The Right To Own Your Own Home said...

Maybe the owners should just opt out, like some folks in Yavapai County, Arizona did when given the chance:

"Unlike many HOAs, though, and completely unlike formal governments, the Verde Village Property Owners Association is an organization in which participation is voluntary. That doesn't mean mean obedience to the rules is voluntary; but payment of the annual dues that go to sustain the HOA, pay for the upkeep of common property and enable the organization to enforce rules is purely a matter of personal choice. And most people are opting out."

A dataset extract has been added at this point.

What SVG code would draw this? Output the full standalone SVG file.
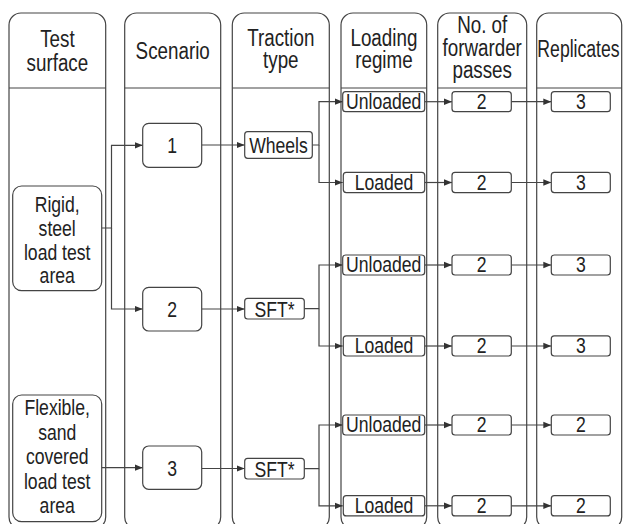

via "Disloyal Opposition: Starving the Beast" (February 21, 2008)

Anonymous said...

"An army of lawyers and professional property managers has more or less seized control of the HOA system. Why? Because doing so creates a fee machine for these professionals... it's straightforward to rig up a scheme whereby HOA specialists maintain a private fiefdom of fee generation. "

-J. Patrick Sutton
"The Fundamental Flaw With HOA's"[sic]
June 23, 2010
via privatopia.blogspot.com/2011/09/fundamental-flaw-with-hoas-real-estate.html

Anonymous said...

...and sounds quite voidable.

The managing agent is supposed to be just that ... only an agent. If there is no board, then there should not be any agent, either.